Dikshit was, however, cryptic about the delay in the completion of the project. “There was mischief,” she smiled enigmatically, when asked why did it fall behind schedule by almost three years. The project was initially scheduled for completion in 2005.

The 27.7-km long Delhi-Gurgaon Expressway is part of the ambitious Golden Quadrilateral Project to connect the country’s north-south-east-west corridors, first conceived by the government of former prime minister Atal Bihari Vajpayee. The project comprises nine flyovers, four pedestrian subways and two foot bridges.

The expressway, a toll road with three collection centres, is located in one of the highest vehicle density zone – the Delhi-Gurgaon commercial hub. The artery will connect the 14.3-km stretch from the heart of the capital to Gurgaon, a business and shopping hub, in 25 minutes instead of the 45 minutes to two hours earlier. The 32-lane toll was also inaugurated Wednesday.

Baalu, who formally opened the Rao Tula Ram Marg-Palam flyover, said there will be at least six more foot bridges – over and above the existing two – to facilitate movement of pedestrians.

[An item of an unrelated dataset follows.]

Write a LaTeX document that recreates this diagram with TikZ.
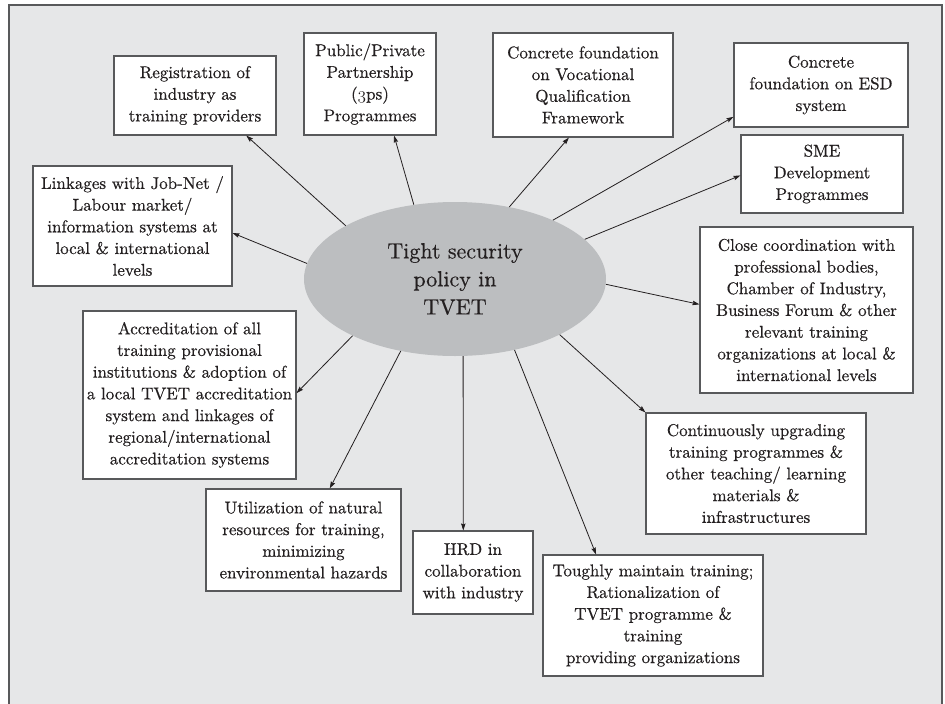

There are four underpasses, and two overbridges, one at Palam junction and the other at Subroto Park.

The expressway, said National Highways Authority of India (NHAI) officers, is a boon for air travellers. It will reduce travel time to and from the Indira Gandhi International Airport and make the ride more comfortable for thousands of passengers, who are otherwise subjected to traffic snarls, delays and poor access through a dusty and poorly lit arterial road.

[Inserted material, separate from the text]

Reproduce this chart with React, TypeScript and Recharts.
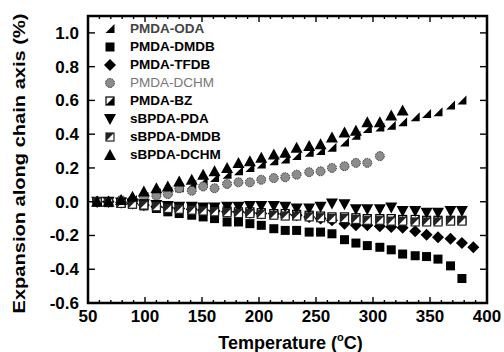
import React from "react";
import { Label, Legend, Scatter, ScatterChart, XAxis, YAxis } from "recharts";

// temperatures (°C) at which the samples were read
const temperatures = [
  58, 68, 79, 89, 99, 110, 120, 130, 141, 151, 161, 172, 182, 192, 202, 213, 223,
  233, 244, 254, 264, 275, 285, 295, 306, 316, 326, 337, 347, 357, 368, 378, 388,
];

// expansion along chain axis (%), one value per temperature, null = not measured
const pmdaOda = [
  0, 0, 0, 0.01, 0.03, 0.05, 0.06, 0.08, 0.1, 0.12, 0.14, 0.16, 0.18, 0.2, 0.22,
  0.24, 0.25, 0.27, 0.29, 0.3, 0.32, 0.35, 0.39, 0.43, 0.44, 0.45, 0.47, 0.5,
  0.52, 0.53, 0.57, 0.6, null,
];
const pmdaDmdb = [
  0, 0, -0.01, -0.015, -0.025, -0.04, -0.06, -0.07, -0.08, -0.09, -0.1, -0.12,
  -0.12, -0.13, -0.14, -0.16, -0.17, -0.17, -0.18, -0.18, -0.19, -0.225, -0.245,
  -0.26, -0.27, -0.285, -0.31, -0.32, -0.325, -0.34, -0.38, -0.455, null,
];
const pmdaTfdb = [
  0, 0, -0.005, -0.01, -0.02, -0.03, -0.035, -0.04, -0.045, -0.05, -0.055, -0.06,
  -0.06, -0.065, -0.07, -0.07, -0.075, -0.08, -0.09, -0.1, -0.11, -0.13, -0.14,
  -0.14, -0.145, -0.15, -0.155, -0.175, -0.195, -0.21, -0.22, -0.245, -0.27,
];
const pmdaDchm = [
  0, 0, 0.01, 0.01, 0.03, 0.035, 0.045, 0.08, 0.065, 0.09, 0.08, 0.105, 0.115,
  0.115, 0.13, 0.14, 0.145, 0.16, 0.175, 0.18, 0.2, 0.21, 0.23, 0.23, 0.27, null,
  null, null, null, null, null, null, null,
];
const pmdaBz = [
  0, 0, -0.005, -0.01, -0.015, -0.02, -0.03, -0.035, -0.04, -0.045, -0.05, -0.055,
  -0.06, -0.06, -0.065, -0.07, -0.07, -0.075, -0.08, -0.085, -0.09, -0.09, -0.095,
  -0.1, -0.1, -0.1, -0.105, -0.105, -0.11, -0.11, -0.11, -0.11, null,
];
const sbpdaPda = [
  0, 0, -0.005, -0.01, -0.015, -0.02, -0.025, -0.03, -0.03, -0.035, -0.035, -0.03,
  -0.03, -0.025, -0.025, -0.025, -0.03, -0.04, -0.04, -0.03, -0.01, -0.015, -0.045,
  -0.045, -0.045, -0.035, -0.055, -0.055, -0.065, -0.065, -0.055, -0.055, null,
];
const sbpdaDmdb = [
  0, -0.005, -0.01, -0.015, -0.02, -0.03, -0.04, -0.045, -0.05, -0.055, -0.06,
  -0.065, -0.07, -0.07, -0.075, -0.08, -0.085, -0.085, -0.09, -0.095, -0.1, -0.1,
  -0.105, -0.11, -0.11, -0.115, -0.115, -0.12, -0.12, -0.12, -0.115, -0.115, null,
];
const sbpdaDchm = [
  0, 0, 0.01, 0.03, 0.06, 0.08, 0.09, 0.12, 0.13, 0.16, 0.18, 0.2, 0.23, 0.24,
  0.26, 0.28, 0.29, 0.32, 0.33, 0.34, 0.38, 0.41, 0.42, 0.47, 0.47, 0.51, 0.54,
  null, null, null, null, null, null,
];

const xTicks = [
  50, 60, 70, 80, 90, 100, 110, 120, 130, 140, 150, 160, 170, 180, 190, 200, 210,
  220, 230, 240, 250, 260, 270, 280, 290, 300, 310, 320, 330, 340, 350, 360, 370,
  380, 390, 400,
];
const xLabels = [50, 100, 150, 200, 250, 300, 350, 400];
const yTicks = [-0.6, -0.4, -0.2, 0, 0.2, 0.4, 0.6, 0.8, 1.0];
const xDomain = [50, 400];
const yDomain = [-0.6, 1.1];

const FONT = '"Liberation Sans", Arial, sans-serif';
const W = 504;
const H = 352;
// plot box edges (follow from the chart margins and axis sizes below)
const PLOT = { left: 88, top: 16, right: 487, bottom: 303 };

type Kind =
  | "corner"
  | "square"
  | "diamond"
  | "circle"
  | "halfLR"
  | "triDown"
  | "halfUL"
  | "triUp";

const series: {
  name: string;
  values: (number | null)[];
  kind: Kind;
  color: string;
  weight: string;
}[] = [
  { name: "PMDA-ODA", values: pmdaOda, kind: "corner", color: "#444", weight: "bold" },
  { name: "PMDA-DMDB", values: pmdaDmdb, kind: "square", color: "#000", weight: "bold" },
  { name: "PMDA-TFDB", values: pmdaTfdb, kind: "diamond", color: "#000", weight: "bold" },
  { name: "PMDA-DCHM", values: pmdaDchm, kind: "circle", color: "#777", weight: "normal" },
  { name: "PMDA-BZ", values: pmdaBz, kind: "halfLR", color: "#000", weight: "bold" },
  { name: "sBPDA-PDA", values: sbpdaPda, kind: "triDown", color: "#000", weight: "bold" },
  { name: "sBPDA-DMDB", values: sbpdaDmdb, kind: "halfUL", color: "#000", weight: "bold" },
  { name: "sBPDA-DCHM", values: sbpdaDchm, kind: "triUp", color: "#000", weight: "bold" },
];

function toPoints(values: (number | null)[]) {
  const pts: { t: number; v: number }[] = [];
  values.forEach((v, i) => {
    if (v !== null) pts.push({ t: temperatures[i], v });
  });
  return pts;
}

function Marker({ kind, cx, cy }: { kind: Kind; cx: number; cy: number }) {
  switch (kind) {
    case "corner":
      return (
        <polygon
          points={`${cx - 4.5},${cy + 4} ${cx + 4.5},${cy + 4} ${cx + 4.5},${cy - 5}`}
          fill="#000"
        />
      );
    case "square":
      return <rect x={cx - 4.5} y={cy - 4.5} width={9} height={9} fill="#000" />;
    case "diamond":
      return (
        <polygon
          points={`${cx},${cy - 6} ${cx + 6},${cy} ${cx},${cy + 6} ${cx - 6},${cy}`}
          fill="#000"
        />
      );
    case "circle":
      return (
        <circle
          cx={cx}
          cy={cy}
          r={4.5}
          fill="#8c8c8c"
          stroke="#333"
          strokeWidth={1}
          strokeDasharray="1.5 1"
        />
      );
    case "halfLR":
      return (
        <g>
          <rect x={cx - 4} y={cy - 4} width={8} height={8} fill="#fff" stroke="#000" strokeWidth={1.2} />
          <polygon points={`${cx + 4},${cy - 4} ${cx + 4},${cy + 4} ${cx - 4},${cy + 4}`} fill="#000" />
        </g>
      );
    case "halfUL":
      return (
        <g>
          <rect x={cx - 4} y={cy - 4} width={8} height={8} fill="#fff" stroke="#222" strokeWidth={1.2} />
          <polygon points={`${cx - 4},${cy - 4} ${cx + 4},${cy - 4} ${cx - 4},${cy + 4}`} fill="#222" />
        </g>
      );
    case "triDown":
      return (
        <polygon
          points={`${cx - 6},${cy - 5} ${cx + 6},${cy - 5} ${cx},${cy + 6}`}
          fill="#000"
        />
      );
    default:
      return (
        <polygon
          points={`${cx - 6},${cy + 5} ${cx + 6},${cy + 5} ${cx},${cy - 6}`}
          fill="#000"
        />
      );
  }
}

const tickText = { fontFamily: FONT, fontWeight: "bold", fontSize: 17, fill: "#000" } as const;

function BottomTick({ x, y, payload }: any) {
  if (!xLabels.includes(payload.value)) return <g />;
  return (
    <text x={x} y={y + 19} textAnchor="middle" {...tickText}>
      {payload.value}
    </text>
  );
}

function LeftTick({ x, y, payload }: any) {
  return (
    <text x={x - 9} y={y + 6} textAnchor="end" {...tickText}>
      {payload.value.toFixed(1)}
    </text>
  );
}

function XTitle({ viewBox }: any) {
  const cx = viewBox.x + viewBox.width / 2 + 3;
  return (
    <text
      x={cx}
      y={viewBox.y + 46}
      textAnchor="middle"
      fontFamily={FONT}
      fontWeight="bold"
      fontSize={18}
      fill="#000"
    >
      Temperature (
      <tspan fontSize={11} dy={-8}>
        o
      </tspan>
      <tspan dy={8}>C)</tspan>
    </text>
  );
}

function YTitle({ viewBox }: any) {
  const cy = viewBox.y + viewBox.height / 2 + 4;
  return (
    <text
      x={0}
      y={0}
      transform={`translate(25, ${cy}) rotate(-90)`}
      textAnchor="middle"
      fontFamily={FONT}
      fontWeight="bold"
      fontSize={16}
      textLength={300}
      lengthAdjust="spacingAndGlyphs"
      fill="#000"
    >
      Expansion along chain axis (%)
    </text>
  );
}

const renderLegend = () => (
  <div style={{ fontFamily: FONT, fontSize: 13.5 }}>
    {series.map((s) => (
      <div key={s.name} style={{ display: "flex", alignItems: "center", height: 18 }}>
        <svg width={20} height={18}>
          <Marker kind={s.kind} cx={10} cy={9} />
        </svg>
        <span style={{ marginLeft: 10, color: s.color, fontWeight: s.weight as any, lineHeight: "18px" }}>
          {s.name}
        </span>
      </div>
    ))}
  </div>
);

// box frame with inward ticks on all four sides, laid over the chart
function Frame() {
  const sx = (t: number) =>
    PLOT.left + ((t - xDomain[0]) / (xDomain[1] - xDomain[0])) * (PLOT.right - PLOT.left);
  const sy = (v: number) =>
    PLOT.bottom - ((v - yDomain[0]) / (yDomain[1] - yDomain[0])) * (PLOT.bottom - PLOT.top);
  return (
    <svg
      width={W}
      height={H}
      style={{ position: "absolute", left: 0, top: 0, pointerEvents: "none", zIndex: 5 }}
    >
      {xTicks.map((t) => {
        const len = xLabels.includes(t) ? 6 : 3;
        const x = sx(t);
        return (
          <g key={`x${t}`}>
            <line x1={x} x2={x} y1={PLOT.bottom} y2={PLOT.bottom - len} stroke="#000" strokeWidth={1.4} />
            <line x1={x} x2={x} y1={PLOT.top} y2={PLOT.top + len} stroke="#000" strokeWidth={1.4} />
          </g>
        );
      })}
      {yTicks.map((v) => {
        const y = sy(v);
        return (
          <g key={`y${v}`}>
            <line x1={PLOT.left} x2={PLOT.left + 7} y1={y} y2={y} stroke="#000" strokeWidth={1.4} />
            <line x1={PLOT.right} x2={PLOT.right - 7} y1={y} y2={y} stroke="#000" strokeWidth={1.4} />
          </g>
        );
      })}
      <rect
        x={PLOT.left}
        y={PLOT.top}
        width={PLOT.right - PLOT.left}
        height={PLOT.bottom - PLOT.top}
        fill="none"
        stroke="#000"
        strokeWidth={2.5}
      />
    </svg>
  );
}

export default function App() {
  return (
    <div style={{ position: "absolute", left: 0, top: 0, width: W, height: H, background: "#fff" }}>
      <ScatterChart
        width={W}
        height={H}
        margin={{ top: PLOT.top, right: W - PLOT.right, bottom: 0, left: 0 }}
      >
        <XAxis
          xAxisId="b"
          type="number"
          dataKey="t"
          domain={xDomain}
          ticks={xTicks}
          interval={0}
          height={H - PLOT.bottom}
          tickSize={0}
          tickMargin={0}
          axisLine={false}
          tick={<BottomTick />}
        >
          <Label content={<XTitle />} />
        </XAxis>
        <YAxis
          yAxisId="l"
          type="number"
          dataKey="v"
          domain={yDomain}
          ticks={yTicks}
          interval={0}
          width={PLOT.left}
          tickSize={0}
          tickMargin={0}
          axisLine={false}
          tick={<LeftTick />}
        >
          <Label content={<YTitle />} />
        </YAxis>
        <Legend
          layout="vertical"
          align="center"
          verticalAlign="middle"
          content={renderLegend}
          wrapperStyle={{ position: "absolute", left: 100, top: 20, width: 160 }}
        />
        {series.map((s) => (
          <Scatter
            key={s.name}
            name={s.name}
            xAxisId="b"
            yAxisId="l"
            data={toPoints(s.values)}
            isAnimationActive={false}
            shape={(p: any) => <Marker kind={s.kind} cx={p.cx} cy={p.cy} />}
          />
        ))}
      </ScatterChart>
      <Frame />
    </div>
  );
}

Explaining the advantage to air-travellers, a senior NHAI officer said passengers driving from the capital to the airport will have to take a downramp (road on which traffic flows downward) through the access-controlled expressway and those entering the capital from the airport will have to take a upramp to reach the expressway.

“The upside is that those coming from the airport will not have to play toll tax at the toll gate and there will be no red lights to stop traffic. Only those going to the airport will have to pay toll tax,” he said.

The safety measures are also in place. “There are 24 emergency booths and three ambulances to take care of commuters in distress. Road marshals to guide commuters along the stretch,” said R.P. Indoria, the chief project director.

In India, national highways are the mainstays of surface communication. They cover nearly 67,000 km of which only 200 km are expressways. Indian highways constitute only two percent of the total road network in the country, but ferry nearly 40 percent of the total traffic.